Foster's not worth a top-60 pick given your other options at that point in the draft. He's not even worth a top-80 pick given the risk involved. But past 80th overall, you're taking risks with your selections anyway, so if older injury-prone running backs are your thing, who's to say it's wrong? No one has ever lost a Fantasy league because of a bad pick after 80th overall.

Ajayi isn't worth a top-60 pick either, by the way. He's closer to that 80th overall mark than Foster is, but a second-year back who has proven nothing and seems destined to split reps doesn't exactly seem safe. His ADP of around 60th overall is nuts.

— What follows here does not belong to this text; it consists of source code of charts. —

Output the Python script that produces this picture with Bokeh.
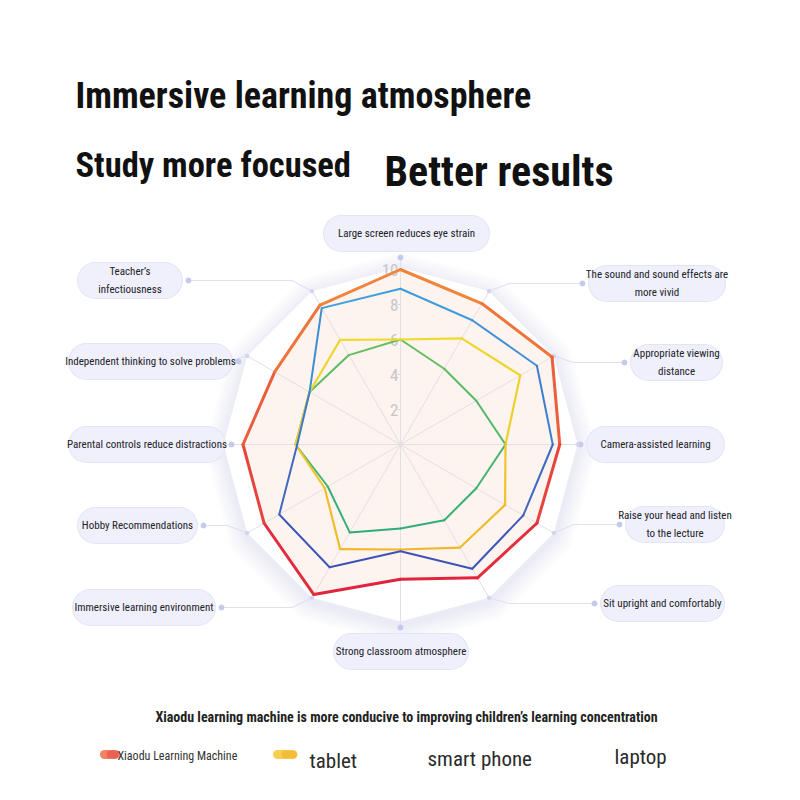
import numpy as np
from bokeh.plotting import figure
from bokeh.models import Range1d
from bokeh.core.properties import value
from bokeh.embed import file_html
from bokeh.resources import INLINE

# ---------------- data ----------------
categories = [
    "Large screen reduces eye strain",
    "The sound and sound effects are\nmore vivid",
    "Appropriate viewing\ndistance",
    "Camera-assisted learning",
    "Raise your head and listen\nto the lecture",
    "Sit upright and comfortably",
    "Strong classroom atmosphere",
    "Immersive learning environment",
    "Hobby Recommendations",
    "Parental controls reduce distractions",
    "Independent thinking to solve problems",
    "Teacher\u2019s\ninfectiousness",
]
xiaodu = [10.0, 9.3, 10.0, 9.1, 9.0, 8.8, 7.7, 9.9, 9.0, 9.0, 8.3, 9.2]
laptop = [8.9, 8.2, 9.0, 8.7, 8.1, 8.2, 6.1, 8.1, 8.0, 5.9, 6.0, 9.0]
tablet = [6.0, 7.0, 7.9, 6.0, 6.9, 6.8, 6.0, 6.9, 5.0, 6.0, 6.0, 6.9]
smart_phone = [6.0, 5.0, 5.0, 6.0, 5.0, 5.0, 4.8, 5.8, 4.8, 6.0, 6.0, 5.9]
radial_ticks = [2, 4, 6, 8, 10]
max_value = 10
series_names = ["Xiaodu Learning Machine", "tablet", "smart phone", "laptop"]
headline_1 = "Immersive learning atmosphere"
headline_2 = "Study more focused"
headline_3 = "Better results"
subtitle = "Xiaodu learning machine is more conducive to improving children\u2019s learning concentration"

# ---------------- layout / style ----------------
FONT = "Roboto Condensed"
CX, CY = 400.0, 444.0
UNIT = 17.5                     # px per value unit
R_OUT = 177.0                   # outer polygon radius (px)
n = len(categories)
ang = np.deg2rad(90 - 360.0 / n * np.arange(n))

def polar(vals, extra=0.0):
    r = np.asarray(vals, float) * UNIT + extra
    return CX + r * np.cos(ang), CY - r * np.sin(ang)

def hex2rgb(h):
    h = h.lstrip("#")
    return np.array([int(h[i:i + 2], 16) for i in (0, 2, 4)], float)

def lerp(c1, c2, t):
    c = hex2rgb(c1) * (1 - t) + hex2rgb(c2) * t
    return "#%02x%02x%02x" % tuple(int(round(v)) for v in c)

p = figure(width=784, height=784, output_backend="svg", toolbar_location=None,
           x_range=Range1d(0, 784), y_range=Range1d(784, 0),
           min_border=0, outline_line_color=None, background_fill_color="white")
p.axis.visible = False
p.grid.visible = False

# shadow + outer polygon
full = np.full(n, max_value)
ox, oy = polar(full, extra=R_OUT - max_value * UNIT)
for d in range(20, 0, -2):
    sx, sy = polar(full, extra=R_OUT - max_value * UNIT + d)
    p.patch(sx, sy + 4, fill_color="#b0b4ea", fill_alpha=0.026, line_color=None)
p.patch(ox, oy, fill_color="white", line_color=None)

# xiaodu area fill
fx, fy = polar(xiaodu)
p.patch(fx, fy, fill_color="#fbe4d9", fill_alpha=0.42, line_color=None)

# spokes
p.segment(x0=np.full(n, CX), y0=np.full(n, CY), x1=ox, y1=oy, line_color="#e2e0e4", line_width=1)

# connectors from outer vertices to label pills (layout)
pill_spans = [  # (x0, x1, yc) per category, pixel layout of label boxes
    (323, 489, 233), (588, 725, 283), (630, 722, 362), (586, 724, 444),
    (625, 724, 524), (600, 724, 603), (333, 468, 651), (72, 215, 607),
    (77, 197, 525), (68, 225, 444), (68, 232, 361), (77, 182, 280),
]
conn_x, conn_y, dot_x, dot_y = [], [], [], []
for i in range(n):
    vx, vy = ox[i], oy[i]
    x0, x1, yc = pill_spans[i]
    c = np.cos(ang[i])
    if abs(c) < 1e-6:  # top / bottom
        ey = vy - 10 if np.sin(ang[i]) > 0 else vy + 6
        conn_x.append([vx, vx]); conn_y.append([vy, ey])
        dot_x.append(vx); dot_y.append(ey)
    else:
        side = 1 if c > 0 else -1
        edge = x0 - 6 if side > 0 else x1 + 6
        if abs(abs(c) - 1) < 1e-6:
            conn_x.append([vx, edge]); conn_y.append([vy, yc])
            dot_x.append(edge); dot_y.append(yc)
        else:
            ex = vx + side * 20
            conn_x.append([vx, ex, edge]); conn_y.append([vy, yc, yc])
            dot_x.append(edge); dot_y.append(yc)
p.multi_line(conn_x, conn_y, line_color="#dfe1f1", line_width=1.2)
p.scatter(dot_x, dot_y, size=5, color="#c6c9ec")
p.scatter(list(ox[1:6]) + list(ox[7:12]), list(oy[1:6]) + list(oy[7:12]), size=3.5, color="#d3d5ee")

# radial tick labels
tv = np.asarray(radial_ticks, float)
p.text(x=np.full(len(tv), CX - 2), y=CY - tv * UNIT, text=[str(int(t)) for t in tv],
       text_align="right", text_baseline="middle", text_color="#c6c6ca",
       text_font=value(FONT), text_font_size="17px")
p.segment(x0=np.full(len(tv), CX - 3), y0=CY - tv * UNIT, x1=np.full(len(tv), CX),
          y1=CY - tv * UNIT, line_color="#d5d5d8", line_width=1)

# series lines with vertical gradient (colour per edge)
def draw_series(vals, c_top, c_bot, lw):
    x, y = polar(vals)
    x2, y2 = np.roll(x, -1), np.roll(y, -1)
    mid = (y + y2) / 2
    t = np.clip((mid - (CY - max_value * UNIT)) / (2 * max_value * UNIT), 0, 1)
    cols = [lerp(c_top, c_bot, ti) for ti in t]
    p.segment(x0=x, y0=y, x1=x2, y1=y2, line_color=cols, line_width=lw, line_cap="round", line_join="round")

draw_series(smart_phone, "#80c455", "#14a582", 2)
draw_series(tablet, "#ece52b", "#f2ad2d", 2.2)
draw_series(laptop, "#3ea6e0", "#3f3fae", 2)
draw_series(xiaodu, "#f28a3a", "#e0183f", 3)

# label pills
for i in range(n):
    x0, x1, yc = pill_spans[i]
    p.segment(x0=[x0 + 18], y0=[yc], x1=[x1 - 18], y1=[yc], line_color="#e3e5f4", line_width=37, line_cap="round")
    p.segment(x0=[x0 + 18], y0=[yc], x1=[x1 - 18], y1=[yc], line_color="#eff0fb", line_width=35, line_cap="round")
p.text(x=[(s[0] + s[1]) / 2 for s in pill_spans], y=[s[2] for s in pill_spans], text=categories,
       text_align="center", text_baseline="middle", text_color="#222227",
       text_font=value(FONT), text_font_size="11px", text_line_height=1.4)

# headlines
p.text(x=[75], y=[95], text=[headline_1], text_font=value(FONT), text_font_size="36px",
       text_font_style="bold", text_color="#111111", text_baseline="alphabetic")
p.text(x=[75], y=[164], text=[headline_2], text_font=value(FONT), text_font_size="34.5px",
       text_font_style="bold", text_color="#111111", text_baseline="alphabetic")
p.text(x=[384], y=[171], text=[headline_3], text_font=value(FONT), text_font_size="42px",
       text_font_style="bold", text_color="#111111", text_baseline="alphabetic")

# subtitle
p.text(x=[406], y=[716], text=[subtitle], text_font=value(FONT), text_font_size="14px",
       text_font_style="bold", text_color="#222222", text_align="center", text_baseline="middle")

# legend
p.segment(x0=[104], y0=[754], x1=[114], y1=[754], line_color="#ef7048", line_width=9, line_cap="round", line_alpha=0.85)
p.segment(x0=[110], y0=[754], x1=[116], y1=[754], line_color="#e84a4a", line_width=8, line_cap="round", line_alpha=0.6)
p.segment(x0=[277], y0=[754], x1=[292], y1=[754], line_color="#f7c531", line_width=9, line_cap="round", line_alpha=0.85)
p.segment(x0=[285], y0=[754], x1=[293], y1=[754], line_color="#f3b02c", line_width=8, line_cap="round", line_alpha=0.6)
p.text(x=[117], y=[755], text=[series_names[0]], text_font=value(FONT), text_font_size="12px",
       text_color="#333333", text_baseline="middle")
p.text(x=[309, 427, 614], y=[760, 758, 756], text=series_names[1:], text_font=value(FONT),
       text_font_size="21px", text_color="#2a2a2a", text_baseline="middle")

open("out.html", "w").write(file_html(p, INLINE))
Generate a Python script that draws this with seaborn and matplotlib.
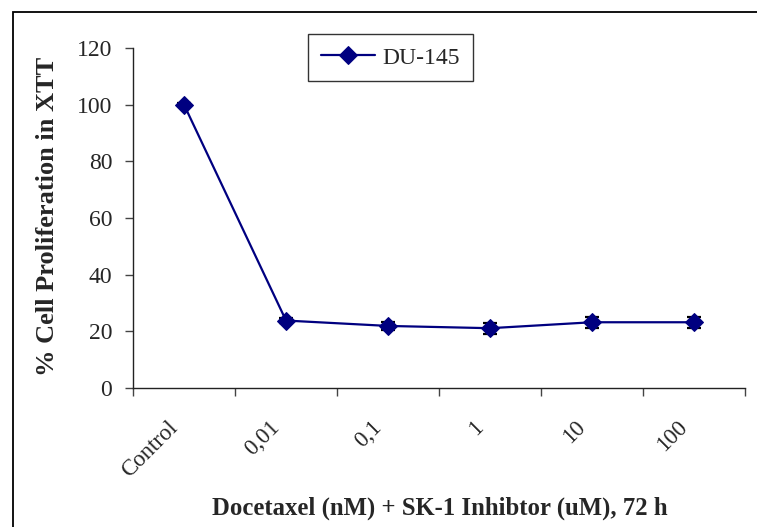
import numpy as np
import pandas as pd
import seaborn as sns
import matplotlib.pyplot as plt
import matplotlib.transforms as mtransforms
from matplotlib.patches import Rectangle

# values
doses = ["Control", "0,01", "0,1", "1", "10", "100"]
proliferation = [100, 23.8, 21.9, 21.1, 23.2, 23.2]
sem = [0.5, 1.0, 1.3, 2.0, 2.0, 2.0]

df = pd.DataFrame({"dose": doses, "prolif": proliferation, "sem": sem})
df["pos"] = np.arange(len(doses))

sns.set_style("white")
plt.rcParams["font.family"] = ["Liberation Serif", "DejaVu Serif"]

fig = plt.figure(figsize=(7.57, 5.27), dpi=100)
ax = fig.add_axes([0.1757, 0.2638, 0.8085, 0.6451])

# outer chart border (only top / left visible)
fig.patches.append(Rectangle((13 / 757, -0.1), 1.2, 1 - 12 / 527 + 0.1, transform=fig.transFigure,
                             fill=False, edgecolor="black", linewidth=1.3, zorder=0))

ax.errorbar(df["pos"], df["prolif"], yerr=df["sem"], fmt="none", ecolor="black",
            elinewidth=1.0, capsize=5, capthick=1.6, zorder=2)
sns.lineplot(data=df, x="pos", y="prolif", ax=ax, color="#000080", linewidth=1.6,
             marker="D", markersize=9, markeredgecolor="#000080", label="DU-145", zorder=3)

ax.set_xlim(-0.5, 5.5)
ax.set_ylim(0, 120)
ax.set_yticks(range(0, 121, 20))
ax.set_yticklabels([str(v) for v in range(0, 121, 20)], fontsize=17)

# Excel style: tick marks between categories, labels at centres
ax.set_xticks(np.arange(-0.5, 6, 1))
ax.set_xticklabels([])
ax.set_xticks(df["pos"], minor=True)
ax.set_xticklabels(doses, minor=True, rotation=45, ha="right", rotation_mode="anchor", fontsize=16.5)
ax.tick_params(axis="x", which="minor", length=0, pad=21)
ax.tick_params(axis="both", which="major", direction="out", length=6, width=1, color="#444444",
               left=True, bottom=True)
ax.tick_params(axis="y", pad=9)
shift = mtransforms.ScaledTranslation(-17 / 100, 0, fig.dpi_scale_trans)
for lab in ax.get_xticklabels(minor=True):
    lab.set_transform(lab.get_transform() + shift)

for s in ["top", "right"]:
    ax.spines[s].set_visible(False)
for s in ["left", "bottom"]:
    ax.spines[s].set_color("#222222")
    ax.spines[s].set_linewidth(1.0)

ax.set_xlabel("Docetaxel (nM) + SK-1 Inhibtor (uM), 72 h", fontsize=17.8, fontweight="bold")
ax.set_ylabel("% Cell Proliferation in XTT", fontsize=19, fontweight="bold")
ax.xaxis.set_label_coords((440 - 133) / 612, -(497 - 388) / 340)
ax.yaxis.set_label_coords(-(133 - 59) / 612, (388 - 216) / 340)

leg = ax.legend(loc="upper left", bbox_to_anchor=(308 / 757, 1 - 34 / 527), bbox_transform=fig.transFigure,
                frameon=True, fancybox=False, fontsize=17, handlelength=2.3, borderpad=0.55,
                borderaxespad=0, handletextpad=0.3)
leg.get_frame().set_edgecolor("black")
leg.get_frame().set_linewidth(1.0)

fig.savefig("out.png", dpi=100)
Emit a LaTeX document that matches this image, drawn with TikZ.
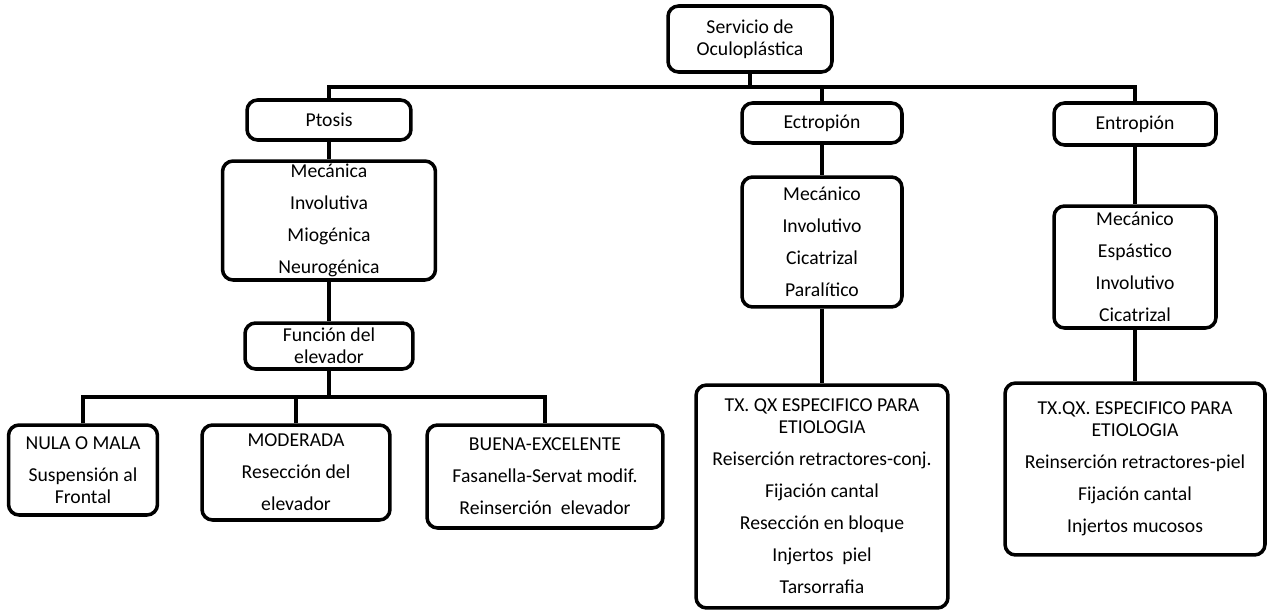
\documentclass[tikz,border=0pt]{standalone}
\usepackage{fontspec}
\setmainfont{Carlito}
\usepackage{tikz}
\usetikzlibrary{positioning, calc}

\tikzset{
  box/.style={draw, line width=2pt, rounded corners=6pt, align=center, inner sep=0pt,
    font=\fontsize{11.2}{12.5}\selectfont},
  link/.style={line width=2pt}
}

\begin{document}
\begin{tikzpicture}[x=0.02cm, y=-0.02cm]
  \useasboundingbox (0,0) rectangle (1270,612);

  % Top level
  \node[box, minimum width=3.28cm, minimum height=1.32cm] (serv) at (750,39) {Servicio de\\Oculoplástica};
  \coordinate (topbus) at (750,87);

  \node[box, minimum width=3.28cm, minimum height=0.8cm] (ptosis) at (329,120) {Ptosis};
  \node[box, minimum width=3.2cm, minimum height=0.8cm] (ectro) at (822,123) {Ectropión};
  \node[box, minimum width=3.24cm, minimum height=0.84cm] (entro) at (1135,124) {Entropión};

  % Types
  \node[box, minimum width=4.26cm, minimum height=2.38cm] (ptoscat) at (329,220.5)
    {Mecánica\\[5.7pt]Involutiva\\[5.7pt]Miogénica\\[5.7pt]Neurogénica};
  \node[box, minimum width=3.2cm, minimum height=2.6cm] (ectrocat) at (822,242)
    {Mecánico\\[5.7pt]Involutivo\\[5.7pt]Cicatrizal\\[5.7pt]Paralítico};
  \node[box, minimum width=3.24cm, minimum height=2.44cm] (entrocat) at (1135,267)
    {Mecánico\\[5.7pt]Espástico\\[5.7pt]Involutivo\\[5.7pt]Cicatrizal};

  % Ptosis branch
  \node[box, minimum width=3.36cm, minimum height=0.92cm] (funcion) at (329,346) {Función del\\elevador};
  \coordinate (lowbus) at (329,397);

  \node[box, minimum width=2.98cm, minimum height=1.8cm] (nula) at (83,470)
    {NULA O MALA\\[5.7pt]Suspensión al\\Frontal};
  \node[box, minimum width=3.76cm, minimum height=1.9cm] (moderada) at (296,472.5)
    {MODERADA\\[5.7pt]Resección del\\[5.7pt]elevador};
  \node[box, minimum width=4.72cm, minimum height=2.06cm] (buena) at (545,476.5)
    {BUENA-EXCELENTE\\[5.7pt]Fasanella-Servat modif.\\[5.7pt]Reinserción\ \ elevador};

  % Surgical treatment
  \node[box, minimum width=5.04cm, minimum height=4.46cm] (txectro) at (822,496.5)
    {TX. QX ESPECIFICO PARA\\ETIOLOGIA\\[5.7pt]Reiserción retractores-conj.\\[5.7pt]Fijación cantal\\[5.7pt]Resección en bloque\\[5.7pt]Injertos\ \ piel\\[5.7pt]Tarsorrafia};
  \node[box, minimum width=5.2cm, minimum height=3.44cm] (txentro) at (1135,469)
    {TX.QX. ESPECIFICO PARA\\ETIOLOGIA\\[5.7pt]Reinserción retractores-piel\\[5.7pt]Fijación cantal\\[5.7pt]Injertos mucosos};

  % Connectors
  \draw[link] (serv) -- (topbus);
  \draw[link] (ptosis.north) |- (topbus) -| (entro.north);
  \draw[link] (ectro.north) -- (ectro.north |- topbus);

  \draw[link] (ptosis) -- (ptoscat);
  \draw[link] (ectro) -- (ectrocat);
  \draw[link] (entro) -- (entrocat);

  \draw[link] (ptoscat) -- (funcion);
  \draw[link] (funcion) -- (lowbus);
  \draw[link] (nula.north) |- (lowbus) -| (buena.north);
  \draw[link] (moderada.north) -- (moderada.north |- lowbus);

  \draw[link] (ectrocat) -- (txectro);
  \draw[link] (entrocat) -- (txentro);
\end{tikzpicture}
\end{document}
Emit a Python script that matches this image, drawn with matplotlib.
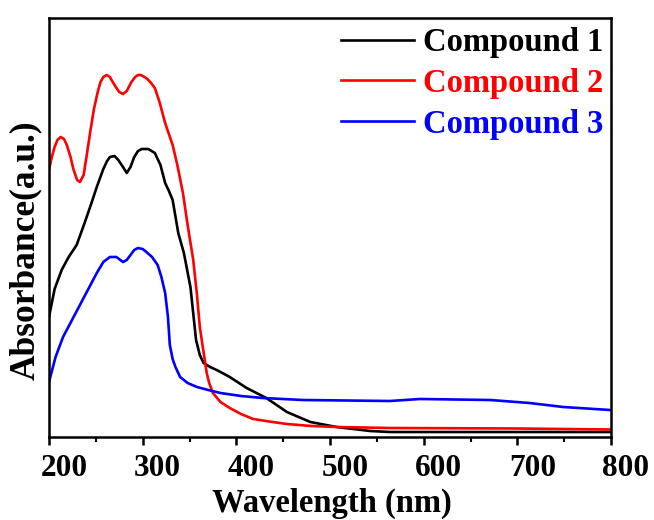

Even earmarking Round 7 and 8 picks for Ajayi and Foster seems a little dicey. That's the time in the draft where quarterback and tight end bargains are found. Are you sure that's when you want to dedicate two picks to two Dolphins running backs who seem unlikely to be in an every-down role?

This offense has the potential to be very good. The receivers are very solid, the offensive line should be a strength, the quarterback ... well, we'll see on Ryan Tannehill. It's too bad there isn't a smart way to go get these running backs in Fantasy drafts.

Outside of falling into your lap past their current Draft Averages, you're probably better off chasing after another team's rushers.